Sin embargo, la situación se perfila muy distinta e, incluso, opuesta a esa tesis; el gobierno hace todo lo posible, tanto dentro del marco de lo que permiten las disposiciones legales, como del arrojo por ir más allá -rozando lo ilegal- para construir un encuadre que le asegure retener el poder para su partido. Dentro del menú de acciones que realiza en tal dirección se encuentra la abierta promoción que realiza a favor de su partido, sin importar los señalamientos de la autoridad electoral, así como, por otra parte, la descalificación abierta o mal soterrada de la candidata de la oposición que, indubitablemente, habla de una abierta e ilegal injerencia en las elecciones.
El gobierno tiene la clara pretensión de jugar a ser el factor más importante en la decisión de los electores desde una óptica patrimonialista, la cual consiste en trasladar el respaldo y la simpatía de la que goza como gobierno, a la candidata de su partido. En un primer momento quedó simbolizada por la entrega del famoso bastón de mando, pero habrá otros hechos y actos que así lo acrediten.
Tras ese propósito ocurren un conjunto de acciones, como las de inaugurar o anunciar obras sin terminar, como ya sucedió con la Presa del Cuchillo para abastecer agua a Nuevo León, o como fue el caso de la Refinería de Dos Bocas que fue inaugurada en una de sus partes, a pesar de que su funcionamiento todavía se encuentra por realizarse.
Está en marcha una acelerada campaña para dar una apariencia de gran éxito al gobierno. En esa dirección se pretende la aprobación de un presupuesto de egresos que, por primera vez en los cinco años de esta administración -y ya para culminar su responsabilidad-, proyecta un importante déficit, alejándose de la disciplina y de la ortodoxia fiscal que lo había caracterizado.
Por otra vía, significa un lamentable retorno a la nociva práctica de algunos de los gobiernos anteriores que elevaban el gasto y la emisión de moneda, justo cuando estaba por terminar su encargo y que condujo a las reiteradas crisis sexenales que se produjeron de 1976 hasta 1994; mismas que habían sido ya conjuradas, en buena parte, por la autonomía del Banco de México que ha sido factor decisivo en la estabilidad monetaria.
Pero en este momento la modalidad es otra, pues no se trata de emitir moneda por arriba de lo recomendable, pues ya no puede hacerlo por la autonomía del banco central; la medida es operar con el respaldo de que dispone el gobierno en el Congreso, para aprobar un déficit fiscal a todas luces excesivo e inconveniente para una administración que termina, pero que resulta vital en el propósito de ampliar su margen de maniobra para vender una imagen de gran éxito en la culminación de su responsabilidad, coincidente con la etapa donde los electores normarán su criterio para sufragar.

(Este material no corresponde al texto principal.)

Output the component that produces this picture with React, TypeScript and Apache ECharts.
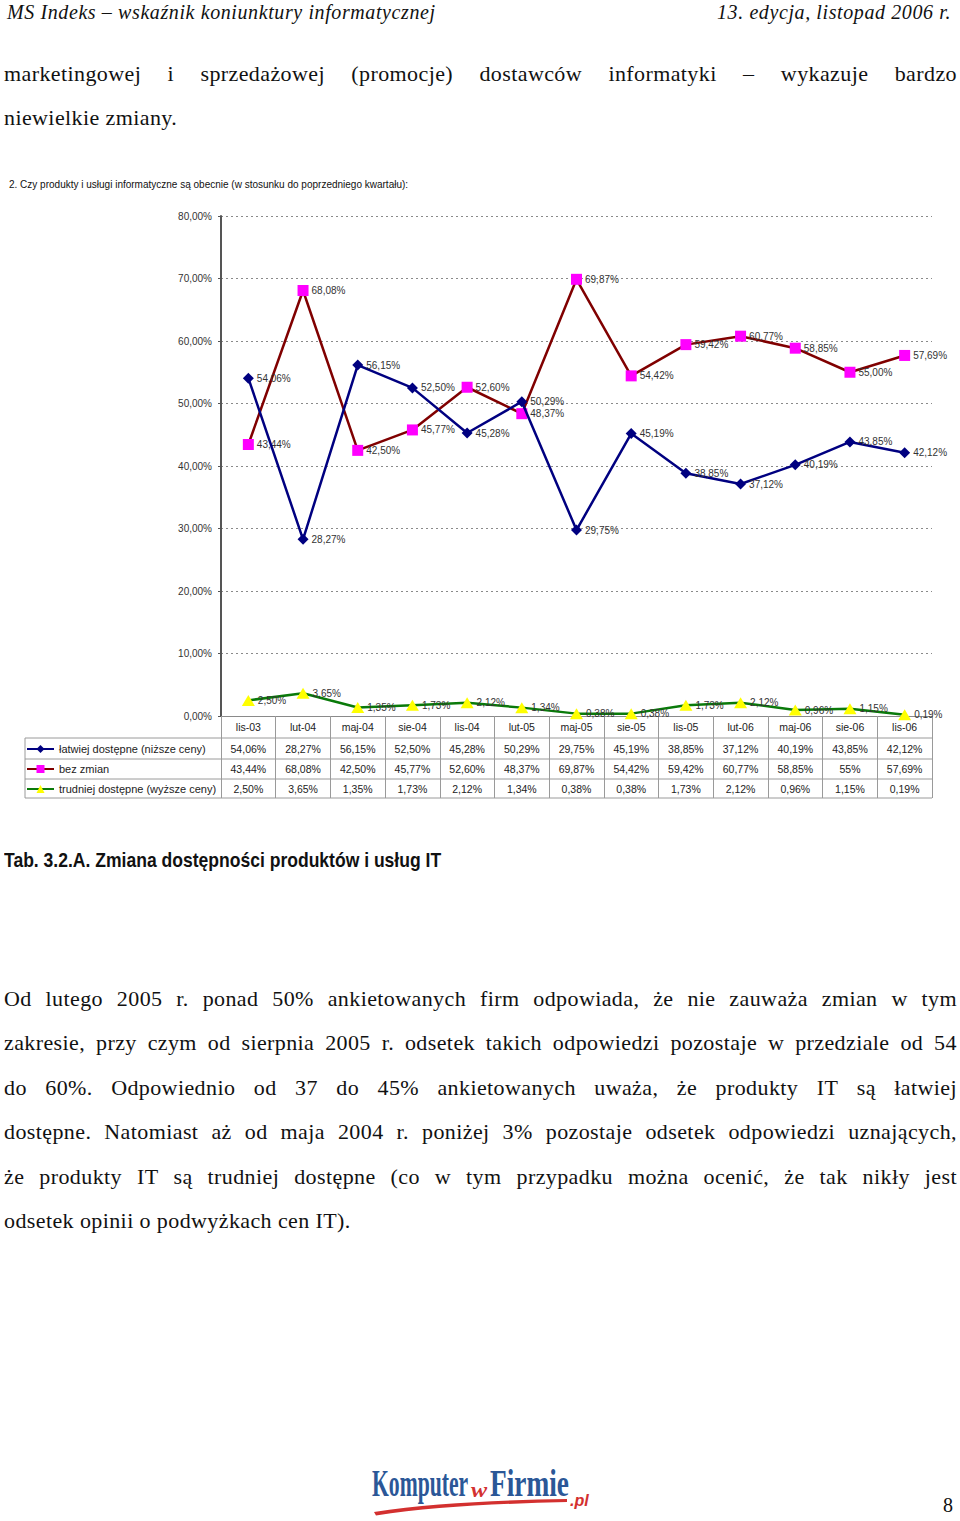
import React, { useEffect, useRef } from 'react';
import * as echarts from 'echarts';

// ---------- data ----------
const categories = ['lis-03', 'lut-04', 'maj-04', 'sie-04', 'lis-04', 'lut-05', 'maj-05', 'sie-05', 'lis-05', 'lut-06', 'maj-06', 'sie-06', 'lis-06'];
const easierValues = [54.06, 28.27, 56.15, 52.5, 45.28, 50.29, 29.75, 45.19, 38.85, 37.12, 40.19, 43.85, 42.12];
const unchangedValues = [43.44, 68.08, 42.5, 45.77, 52.6, 48.37, 69.87, 54.42, 59.42, 60.77, 58.85, 55, 57.69];
const harderValues = [2.5, 3.65, 1.35, 1.73, 2.12, 1.34, 0.38, 0.38, 1.73, 2.12, 0.96, 1.15, 0.19];
const seriesNames = ['łatwiej dostępne (niższe ceny)', 'bez zmian', 'trudniej dostępne (wyższe ceny)'];
const yMin = 0;
const yMax = 80;
const yStep = 10;

// ---------- texts ----------
const chartTitle = '2. Czy produkty i usługi informatyczne są obecnie (w stosunku do poprzedniego kwartału):';
const headerLeft = 'MS Indeks – wskaźnik koniunktury informatycznej';
const headerRight = '13. edycja, listopad 2006 r.';
const para1 = [
  'marketingowej i sprzedażowej (promocje) dostawców informatyki – wykazuje bardzo',
  'niewielkie zmiany.',
];
const caption = 'Tab. 3.2.A. Zmiana dostępności produktów i usług IT';
const para2 = [
  'Od lutego 2005 r. ponad 50% ankietowanych firm odpowiada, że nie zauważa zmian w tym',
  'zakresie, przy czym od sierpnia 2005 r. odsetek takich odpowiedzi pozostaje w przedziale od 54',
  'do 60%. Odpowiednio od 37 do 45% ankietowanych uważa, że produkty IT są łatwiej',
  'dostępne. Natomiast aż od maja 2004 r. poniżej 3% pozostaje odsetek odpowiedzi uznających,',
  'że produkty IT są trudniej dostępne (co w tym przypadku można ocenić, że tak nikły jest',
  'odsetek opinii o podwyżkach cen IT).',
];
const pageNumber = '8';

const fmt2 = (v: number) => v.toFixed(2).replace('.', ',') + '%';
const fmtTable = (v: number) => (Number.isInteger(v) ? `${v}%` : fmt2(v));

const SANS = '"Liberation Sans", Arial, sans-serif';
const SERIF = '"Liberation Serif", "Times New Roman", serif';

function TextLine({ text, top, justify }: any) {
  const base: any = {
    position: 'absolute',
    left: 4,
    width: 953,
    top,
    height: 26,
    fontFamily: SERIF,
    fontSize: 22,
    letterSpacing: '0.4px',
    lineHeight: '26px',
    color: '#111',
    whiteSpace: 'nowrap',
  };
  if (justify) {
    return (
      <div style={{ ...base, display: 'flex', justifyContent: 'space-between' }}>
        {text.split(' ').map((w: string, i: number) => (
          <span key={i}>{w}</span>
        ))}
      </div>
    );
  }
  return <div style={base}>{text}</div>;
}

function Chart() {
  const ref = useRef<HTMLDivElement>(null);
  useEffect(() => {
    if (!ref.current) return;
    const chart = echarts.init(ref.current, undefined, { renderer: 'svg' });
    const rows = [easierValues, unchangedValues, harderValues];
    const labelCommon = {
      show: true,
      position: 'right',
      distance: 3,
      fontSize: 10,
      color: '#333',
      fontFamily: SANS,
      formatter: (p: any) => fmt2(p.value),
    };
    chart.setOption({
      animation: false,
      backgroundColor: 'transparent',
      textStyle: { fontFamily: SANS },
      title: {
        text: chartTitle,
        left: 4,
        top: 174,
        textStyle: { fontSize: 10, fontWeight: 'normal', color: '#111', fontFamily: SANS },
      },
      legend: {
        orient: 'vertical',
        left: 26,
        top: 743,
        padding: 0,
        itemWidth: 27,
        itemHeight: 10,
        itemGap: 8,
        data: seriesNames,
        textStyle: { fontSize: 11, color: '#222', lineHeight: 12, fontFamily: SANS },
      },
      grid: { left: 221, top: 216, width: 711, height: 500, containLabel: false },
      xAxis: [
        {
          type: 'category',
          data: categories,
          boundaryGap: true,
          axisLine: { show: true, lineStyle: { color: '#8a8a8a', width: 1 } },
          axisTick: { show: true, length: 82, lineStyle: { color: '#9a9a9a' } },
          axisLabel: { interval: 0, margin: 5, fontSize: 10.5, color: '#222' },
          splitLine: { show: false },
        },
        ...rows.map((row, i) => ({
          type: 'category',
          data: categories,
          position: 'bottom',
          offset: 22 + 20 * i,
          boundaryGap: true,
          axisLine: { show: false },
          axisTick: { show: false },
          splitLine: { show: false },
          axisLabel: {
            interval: 0,
            margin: 5,
            fontSize: 10.5,
            color: '#222',
            formatter: (_v: string, idx: number) => fmtTable(row[idx]),
          },
        })),
      ],
      yAxis: {
        type: 'value',
        min: yMin,
        max: yMax,
        interval: yStep,
        axisLine: { show: true, lineStyle: { color: '#555', width: 2 } },
        axisTick: { show: true, length: 3, lineStyle: { color: '#555' } },
        axisLabel: { margin: 9, fontSize: 10, color: '#333', formatter: (v: number) => fmt2(v) },
        splitLine: { show: true, lineStyle: { color: '#8a8a8a', type: [2, 3], width: 1 } },
      },
      graphic: [
        ...[738, 759, 779, 798].map((y) => ({
          type: 'line',
          shape: { x1: 25, y1: y, x2: 932, y2: y },
          style: { stroke: '#9a9a9a', lineWidth: 1 },
          silent: true,
        })),
        {
          type: 'line',
          shape: { x1: 25, y1: 738, x2: 25, y2: 798 },
          style: { stroke: '#9a9a9a', lineWidth: 1 },
          silent: true,
        },
      ],
      series: [
        {
          name: seriesNames[0],
          type: 'line',
          data: easierValues,
          symbol: 'diamond',
          symbolSize: 11,
          lineStyle: { color: '#000080', width: 2.5 },
          itemStyle: { color: '#000080' },
          label: labelCommon,
          z: 3,
        },
        {
          name: seriesNames[1],
          type: 'line',
          data: unchangedValues,
          symbol: 'rect',
          symbolSize: 11,
          lineStyle: { color: '#800000', width: 2.5 },
          itemStyle: { color: '#FF00FF' },
          label: labelCommon,
          z: 2,
        },
        {
          name: seriesNames[2],
          type: 'line',
          data: harderValues,
          symbol: 'triangle',
          symbolSize: [13, 11],
          lineStyle: { color: '#0a7a0a', width: 2.5 },
          itemStyle: { color: '#FFFF00' },
          label: labelCommon,
          z: 2,
        },
      ],
    });
    return () => chart.dispose();
  }, []);
  return <div ref={ref} style={{ position: 'absolute', left: 0, top: 0, width: 960, height: 1521 }} />;
}

function Logo() {
  return (
    <svg
      width={240}
      height={66}
      viewBox="360 1455 240 66"
      style={{ position: 'absolute', left: 360, top: 1455 }}
    >
      <text transform="translate(372,1496) scale(0.57,1)" fontFamily={SERIF} fontWeight="bold" fontSize={38} fill="#2b5797">Komputer</text>
      <text transform="translate(471,1497) scale(1.1,1)" fontFamily={SERIF} fontStyle="italic" fontWeight="bold" fontSize={22} fill="#d3302f">w</text>
      <text transform="translate(490,1496) scale(0.72,1)" fontFamily={SERIF} fontWeight="bold" fontSize={38} fill="#2b5797">Firmie</text>
      <text transform="translate(570,1506) scale(0.95,1)" fontFamily={SANS} fontStyle="italic" fontWeight="bold" fontSize={17} fill="#d3302f">.pl</text>
      <path d="M374,1512 C430,1503 500,1500 567,1499 L567,1502 C500,1503.5 430,1507 376,1515.5 Z" fill="#d3302f" />
    </svg>
  );
}

const headerStyle: any = {
  position: 'absolute', top: 1.5, height: 20, fontFamily: SERIF, fontSize: 20, lineHeight: '20px',
  letterSpacing: '0.6px', fontStyle: 'italic', color: '#111', whiteSpace: 'nowrap',
};

export default function App() {
  return (
    <div style={{ position: 'absolute', left: 0, top: 0, width: 960, height: 1521, background: '#fff', overflow: 'hidden' }}>
      <Chart />
      <div style={{ ...headerStyle, left: 7 }}>{headerLeft}</div>
      <div style={{ ...headerStyle, right: 9 }}>{headerRight}</div>
      <TextLine text={para1[0]} top={61} justify />
      <TextLine text={para1[1]} top={105} />
      <div
        style={{
          position: 'absolute', left: 4, top: 848, fontFamily: SANS,
          fontWeight: 'bold', fontSize: 21, lineHeight: '24px', color: '#111', whiteSpace: 'nowrap',
          transform: 'scaleX(0.835)', transformOrigin: '0 0',
        }}
      >
        {caption}
      </div>
      {para2.map((t, i) => (
        <TextLine key={i} text={t} top={986 + i * 44.4} justify={i < para2.length - 1} />
      ))}
      <Logo />
      <div
        style={{
          position: 'absolute', left: 943, top: 1493, fontFamily: SERIF, fontSize: 20, lineHeight: '24px', color: '#111',
        }}
      >
        {pageNumber}
      </div>
    </div>
  );
}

Todo lo anterior, sin considerar el intento que tuvo el gobierno para modificar las normas electorales a través de una reforma constitucional que ya no pudo realizar por carecer de los votos necesarios para aprobarla; también el caso de su frustrado intento para su famoso Plan B, que consistía en modificaciones a la legislación secundaria, pero que fueron desechadas por la Suprema Corte de Justicia de la Nación por vicios en el procedimiento legislativo.
De todas formas, el gobierno emplea los medios a su alcance, para crear las condiciones que le aseguren que su partido se mantenga en la presidencia, a contracorriente de lo que pondera en otros gobiernos que evitaron comprometerse en la operación o en la generación de las condiciones electorales que favorecieran la permanencia en el poder de su corriente política.
El gobierno, en sentido contrario de lo que elogia en otros, busca claramente construir un sistema hegemónico que asegure la permanencia de su partido en el poder, a pesar de que ello significa abandonar el régimen democrático y de optar por uno de carácter autoritario.
La premisa de ganar a toda costa y por arriba de cualquier costo tiene una clara naturaleza antidemocrática.